Global Poverty

There are hundreds of millions of people in the world living on less than $2/day (PPP-adjusted). It’s hard to wrap your head around that figure – could anyone survive on $2/day in the US? Surely $2 must go a lot further in the poorest countries in the world? But no – PPP-adjusted means living on what you could buy for $2 in the US. Hundreds of millions of people are living on less than a twentieth of US minimum wage.

Income inequality is a hot political topic these days, but global income inequality is not. It should be. Living on $2/day makes it hard to get enough to eat, hard to send your children to school. It is easy to get sick and die of a disease that doesn’t exist, or would easily be treated in the US. And because the income disparities are higher, questions of justice are even more forceful than domestically. Can it be just that I have so much, and they have so little? That where you are born determines so much about the course of your life?

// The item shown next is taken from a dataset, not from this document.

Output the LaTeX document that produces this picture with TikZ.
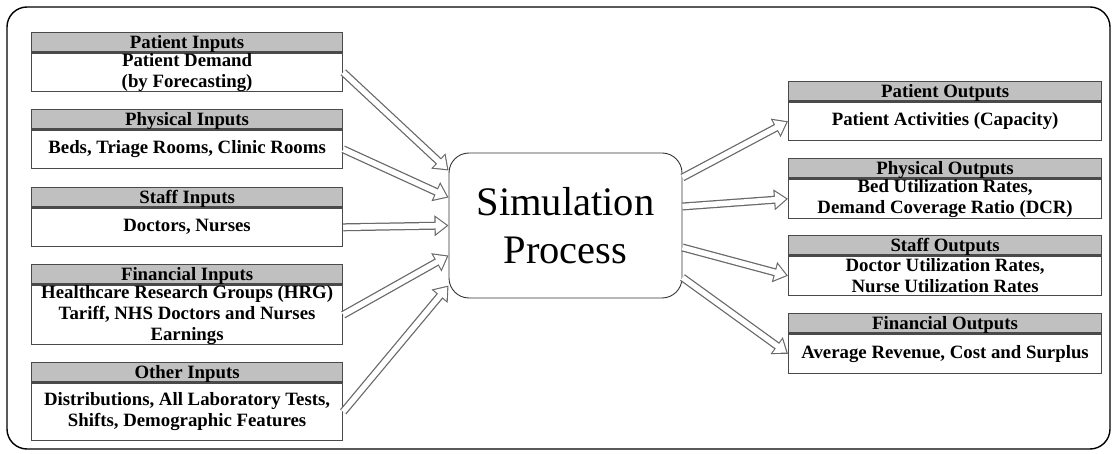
\documentclass[tikz,border=0pt]{standalone}
\usepackage{fontspec}
\setmainfont{Liberation Serif}
\usetikzlibrary{arrows.meta}

\definecolor{boxline}{HTML}{4A4A4A}
\definecolor{hdrgray}{HTML}{C0C0C0}
\definecolor{arrgray}{HTML}{686868}

\begin{document}
\begin{tikzpicture}[x=1pt, y=-1pt,
  frame/.style={draw=black, line width=1.4pt, rounded corners=20pt},
  hdr/.style={draw=boxline, fill=hdrgray, line width=1.2pt, minimum width=#1,
    minimum height=19.5pt, inner sep=0pt, anchor=north west,
    font=\bfseries\fontsize{18.8}{21}\selectfont, text height=12.4pt, text depth=0pt},
  body/.style={draw=boxline, fill=white, line width=1.2pt, minimum width=#1,
    inner sep=0pt, anchor=north west},
  btext/.style={inner sep=0pt, align=center, font=\bfseries\fontsize{18.8}{21}\selectfont},
  proc/.style={draw=black!80, line width=0.9pt, rounded corners=20pt,
    minimum width=233pt, minimum height=145pt, inner sep=0pt, align=center,
    font=\fontsize{40.5}{48.5}\selectfont},
  % hollow block arrow: grey body, then a white inset body on top
  arr/.style={draw=arrgray, line width=8pt,
    -{Triangle[length=14pt, width=20pt]},
    postaction={draw=white, line width=5.5pt,
      -{Triangle[length=11pt, width=15.7pt]}, shorten >=1.9pt}},
]
\useasboundingbox (0,0) rectangle (1117,454);

% outer frame
\draw[frame] (7,7) rectangle (1110,449);

% central process
\node[proc] (sim) at (565.5,225.5) {Simulation\\Process};

% ---- input boxes ----
\node[hdr=311pt] (in1h) at (31,32) {Patient Inputs};
\node[body=311pt, minimum height=38pt] (in1b) at (in1h.south west) {};
\node[btext] (in1t) at (in1b.center) {Patient Demand\\(by Forecasting)};

\node[hdr=311pt] (in2h) at (31,109) {Physical Inputs};
\node[body=311pt, minimum height=38pt] (in2b) at (in2h.south west) {};
\node[btext] (in2t) at (in2b.center) {Beds, Triage Rooms, Clinic Rooms};

\node[hdr=311pt] (in3h) at (31,187) {Staff Inputs};
\node[body=311pt, minimum height=38pt] (in3b) at (in3h.south west) {};
\node[btext] (in3t) at (in3b.center) {Doctors, Nurses};

\node[hdr=311pt] (in4h) at (31,264) {Financial Inputs};
\node[body=311pt, minimum height=59pt] (in4b) at (in4h.south west) {};
\node[btext] (in4t) at (in4b.center) {Healthcare Research Groups (HRG)\\Tariff, NHS Doctors and Nurses\\Earnings};

\node[hdr=311pt] (in5h) at (31,362) {Other Inputs};
\node[body=311pt, minimum height=57pt] (in5b) at (in5h.south west) {};
\node[btext] (in5t) at (in5b.center) {Distributions, All Laboratory Tests,\\Shifts, Demographic Features};

% ---- output boxes ----
\node[hdr=313pt] (out1h) at (788,81) {Patient Outputs};
\node[body=313pt, minimum height=38pt] (out1b) at (out1h.south west) {};
\node[btext] (out1t) at (out1b.center) {Patient Activities (Capacity)};

\node[hdr=313pt] (out2h) at (788,158) {Physical Outputs};
\node[body=313pt, minimum height=39pt] (out2b) at (out2h.south west) {};
\node[btext] (out2t) at (out2b.center) {Bed Utilization Rates,\\Demand Coverage Ratio (DCR)};

\node[hdr=313pt] (out3h) at (788,235) {Staff Outputs};
\node[body=313pt, minimum height=39pt] (out3b) at (out3h.south west) {};
\node[btext] (out3t) at (out3b.center) {Doctor Utilization Rates,\\Nurse Utilization Rates};

\node[hdr=313pt] (out4h) at (788,313) {Financial Outputs};
\node[body=313pt, minimum height=39pt] (out4b) at (out4h.south west) {};
\node[btext] (out4t) at (out4b.center) {Average Revenue, Cost and Surplus};

% ---- connectors ----
\draw[arr] (in1b.east) -- ([yshift=55pt]sim.west);
\draw[arr] (in2b.east) -- ([yshift=28pt]sim.west);
\draw[arr] (in3b.east) -- ([yshift=0pt]sim.west);
\draw[arr] (in4b.east) -- ([yshift=-30pt]sim.west);
\draw[arr] (in5b.east) -- ([yshift=-60pt]sim.west);

\draw[arr] ([yshift=48pt]sim.east) -- (out1b.west);
\draw[arr] ([yshift=19pt]sim.east) -- (out2b.west);
\draw[arr] ([yshift=-22pt]sim.east) -- (out3b.west);
\draw[arr] ([yshift=-52pt]sim.east) -- (out4b.west);
\end{tikzpicture}
\end{document}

How much less are the lives of the poor worth than our own? The question is shocking, but the answer is worse. GiveWell estimates they can save a life for a few thousand dollars; the US government is willing to spend a few *million* dollars to save an (American) life. So the world’s current answer is “1000x less” – a far cry from “all men are created equal”.

We can ask the same question on a personal scale. Almost all of us could spend a few thousand less a year, and save a life by giving it to the world’s poorest instead (and perhaps a few thousand more after that). Few do. Does that mean we value our own comfort more than the lives of others? Is that compatible with believing that everyone’s life has equal worth and value?

It’s tempting to immediately start poking holes in this logic. But instead, I want to hold here with the cognitive dissonance for a little while. There’s a tension between what is morally obvious and what almost all of us do – take some time to consider that, without judgment or rationalization. Take some time to practice the virtue of hypocrisy, of believing in something you don’t always live up to. As a wise man reminded us: “Do I contradict myself? Very well then I contradict myself; (I am large, I contain multitudes.)”.

An aside: the “virtue” of hypocrisy? Yes. It is right that we should not live up to our aspirations; if we do, we’ve set our sights too low. When our actions don’t match our beliefs, there are two roads to consistency: changing our actions, or changing our beliefs. But imposing self-consistency by lowering our ambitions is worse than doing nothing. A vision of how we could be better is the first step towards self-improvement. But hypocrisy is a private virtue; let others judge you by your actions, not your intentions.

I haven’t resolved this tension for myself, so I won’t try to tell you how to do it. But I do think it’s worth taking seriously. I’ve moved both my actions and beliefs closer to the middle. I give a lot more to people in global poverty. But I also think people have a right to spend a lot of their money on themselves (a shift from my previous more utilitarian view).